+++ Extracted data +++
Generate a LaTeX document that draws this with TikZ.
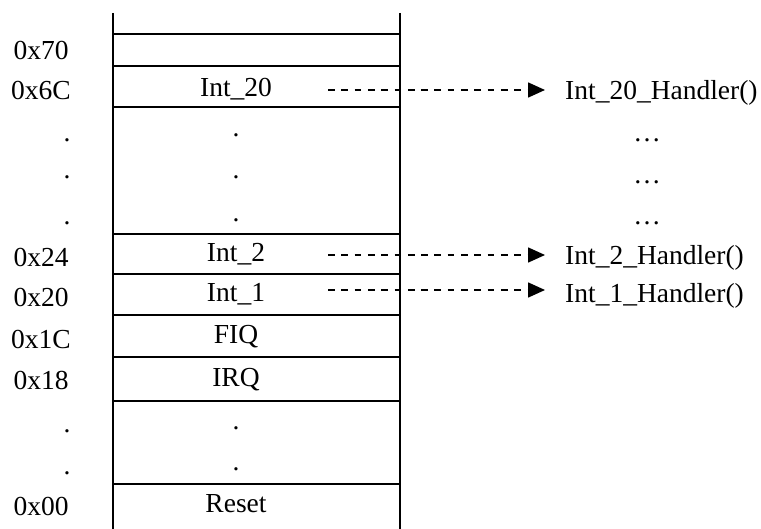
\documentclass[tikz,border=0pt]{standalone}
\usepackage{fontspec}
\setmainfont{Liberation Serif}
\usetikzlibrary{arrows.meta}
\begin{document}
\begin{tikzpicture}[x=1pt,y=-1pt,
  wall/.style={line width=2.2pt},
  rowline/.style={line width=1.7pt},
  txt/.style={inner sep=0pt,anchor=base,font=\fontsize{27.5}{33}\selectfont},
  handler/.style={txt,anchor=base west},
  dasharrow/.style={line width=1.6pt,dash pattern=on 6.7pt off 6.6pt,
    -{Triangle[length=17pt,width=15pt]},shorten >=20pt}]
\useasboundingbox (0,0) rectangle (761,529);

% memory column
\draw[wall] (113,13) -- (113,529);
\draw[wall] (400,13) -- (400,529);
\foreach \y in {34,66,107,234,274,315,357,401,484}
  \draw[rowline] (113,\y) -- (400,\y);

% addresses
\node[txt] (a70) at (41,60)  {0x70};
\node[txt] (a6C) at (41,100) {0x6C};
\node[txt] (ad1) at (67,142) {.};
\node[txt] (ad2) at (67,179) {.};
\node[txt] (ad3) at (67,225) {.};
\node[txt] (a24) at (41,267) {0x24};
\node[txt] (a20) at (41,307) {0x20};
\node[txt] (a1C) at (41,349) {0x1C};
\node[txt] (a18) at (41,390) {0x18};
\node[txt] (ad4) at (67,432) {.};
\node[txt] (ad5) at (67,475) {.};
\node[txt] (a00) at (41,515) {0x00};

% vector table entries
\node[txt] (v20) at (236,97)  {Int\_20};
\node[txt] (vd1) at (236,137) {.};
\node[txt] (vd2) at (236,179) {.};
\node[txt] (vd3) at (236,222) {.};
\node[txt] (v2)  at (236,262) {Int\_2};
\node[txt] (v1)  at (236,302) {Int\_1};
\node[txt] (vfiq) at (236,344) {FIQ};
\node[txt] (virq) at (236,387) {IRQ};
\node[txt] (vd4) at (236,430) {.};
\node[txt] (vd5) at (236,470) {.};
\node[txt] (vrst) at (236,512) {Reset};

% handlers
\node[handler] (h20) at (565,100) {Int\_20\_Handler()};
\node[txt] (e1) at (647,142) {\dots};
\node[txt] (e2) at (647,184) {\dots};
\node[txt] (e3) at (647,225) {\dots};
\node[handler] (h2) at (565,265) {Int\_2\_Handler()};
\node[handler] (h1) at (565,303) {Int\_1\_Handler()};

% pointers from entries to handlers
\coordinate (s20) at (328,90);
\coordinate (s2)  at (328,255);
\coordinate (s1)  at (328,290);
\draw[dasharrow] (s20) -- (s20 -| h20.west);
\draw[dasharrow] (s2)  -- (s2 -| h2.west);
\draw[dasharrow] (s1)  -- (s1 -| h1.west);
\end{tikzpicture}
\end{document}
+++
+++ Extracted data +++
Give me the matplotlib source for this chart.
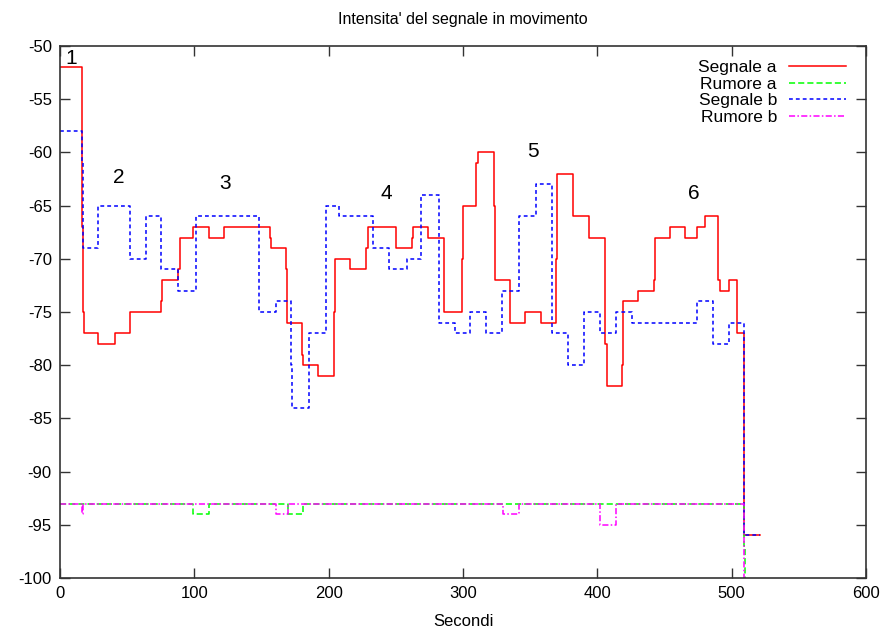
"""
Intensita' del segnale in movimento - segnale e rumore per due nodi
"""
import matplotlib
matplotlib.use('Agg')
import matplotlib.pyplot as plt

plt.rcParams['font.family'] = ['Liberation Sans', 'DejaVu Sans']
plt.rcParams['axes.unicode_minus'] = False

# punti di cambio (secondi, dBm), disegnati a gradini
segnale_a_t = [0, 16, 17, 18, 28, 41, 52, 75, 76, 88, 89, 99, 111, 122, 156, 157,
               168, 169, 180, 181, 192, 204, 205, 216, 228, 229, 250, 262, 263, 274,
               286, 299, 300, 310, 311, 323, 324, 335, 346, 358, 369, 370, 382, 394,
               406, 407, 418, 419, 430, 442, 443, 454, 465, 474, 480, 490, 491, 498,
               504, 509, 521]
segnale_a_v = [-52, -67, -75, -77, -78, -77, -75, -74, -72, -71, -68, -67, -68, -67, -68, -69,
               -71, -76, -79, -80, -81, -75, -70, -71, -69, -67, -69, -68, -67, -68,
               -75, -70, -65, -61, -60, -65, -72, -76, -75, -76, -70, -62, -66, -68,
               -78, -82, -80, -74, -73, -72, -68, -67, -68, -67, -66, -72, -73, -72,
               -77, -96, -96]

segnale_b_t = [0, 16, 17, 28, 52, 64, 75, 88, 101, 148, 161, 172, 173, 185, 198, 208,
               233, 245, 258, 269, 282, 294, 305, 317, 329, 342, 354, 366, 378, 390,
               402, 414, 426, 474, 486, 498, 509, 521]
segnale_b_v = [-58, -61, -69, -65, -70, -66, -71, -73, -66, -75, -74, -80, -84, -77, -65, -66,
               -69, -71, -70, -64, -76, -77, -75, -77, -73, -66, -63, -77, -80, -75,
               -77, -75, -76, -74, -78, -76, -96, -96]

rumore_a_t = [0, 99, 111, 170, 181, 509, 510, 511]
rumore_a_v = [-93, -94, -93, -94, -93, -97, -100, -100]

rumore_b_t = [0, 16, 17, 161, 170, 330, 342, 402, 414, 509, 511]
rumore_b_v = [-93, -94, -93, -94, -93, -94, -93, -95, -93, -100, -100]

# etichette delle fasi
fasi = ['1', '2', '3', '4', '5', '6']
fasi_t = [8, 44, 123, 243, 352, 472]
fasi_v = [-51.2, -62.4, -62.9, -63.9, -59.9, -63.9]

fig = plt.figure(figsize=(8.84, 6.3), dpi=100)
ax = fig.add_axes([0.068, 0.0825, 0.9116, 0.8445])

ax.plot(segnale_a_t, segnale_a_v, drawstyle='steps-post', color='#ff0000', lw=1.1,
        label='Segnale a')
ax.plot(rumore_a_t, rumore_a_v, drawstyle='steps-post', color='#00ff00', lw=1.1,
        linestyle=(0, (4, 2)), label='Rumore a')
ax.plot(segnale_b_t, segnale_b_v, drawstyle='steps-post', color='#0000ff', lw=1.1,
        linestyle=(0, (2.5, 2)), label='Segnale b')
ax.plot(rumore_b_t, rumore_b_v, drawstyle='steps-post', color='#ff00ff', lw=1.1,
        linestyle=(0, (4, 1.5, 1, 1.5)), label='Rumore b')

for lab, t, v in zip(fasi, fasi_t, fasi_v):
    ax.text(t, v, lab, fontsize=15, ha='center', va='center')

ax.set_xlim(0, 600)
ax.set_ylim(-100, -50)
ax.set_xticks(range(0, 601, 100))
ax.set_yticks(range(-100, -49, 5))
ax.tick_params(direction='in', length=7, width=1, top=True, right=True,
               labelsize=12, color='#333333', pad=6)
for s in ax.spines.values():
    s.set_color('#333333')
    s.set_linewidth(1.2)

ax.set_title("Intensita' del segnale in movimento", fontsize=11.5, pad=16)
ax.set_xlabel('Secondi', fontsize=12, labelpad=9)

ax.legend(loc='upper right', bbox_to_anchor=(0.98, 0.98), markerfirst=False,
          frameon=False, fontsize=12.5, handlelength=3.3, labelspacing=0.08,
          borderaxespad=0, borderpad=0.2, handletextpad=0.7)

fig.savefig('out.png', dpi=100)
+++
What you should do: From the records above, copy exactly the lines starting at the one with "Give me the matplotlib source for this chart." and ending at the one with "plt.rcParams['axes.unicode_minus'] = False", and no others. Pictures stay out.

Response for this exercise:
Give me the matplotlib source for this chart.
"""
Intensita' del segnale in movimento - segnale e rumore per due nodi
"""
import matplotlib
matplotlib.use('Agg')
import matplotlib.pyplot as plt

plt.rcParams['font.family'] = ['Liberation Sans', 'DejaVu Sans']
plt.rcParams['axes.unicode_minus'] = False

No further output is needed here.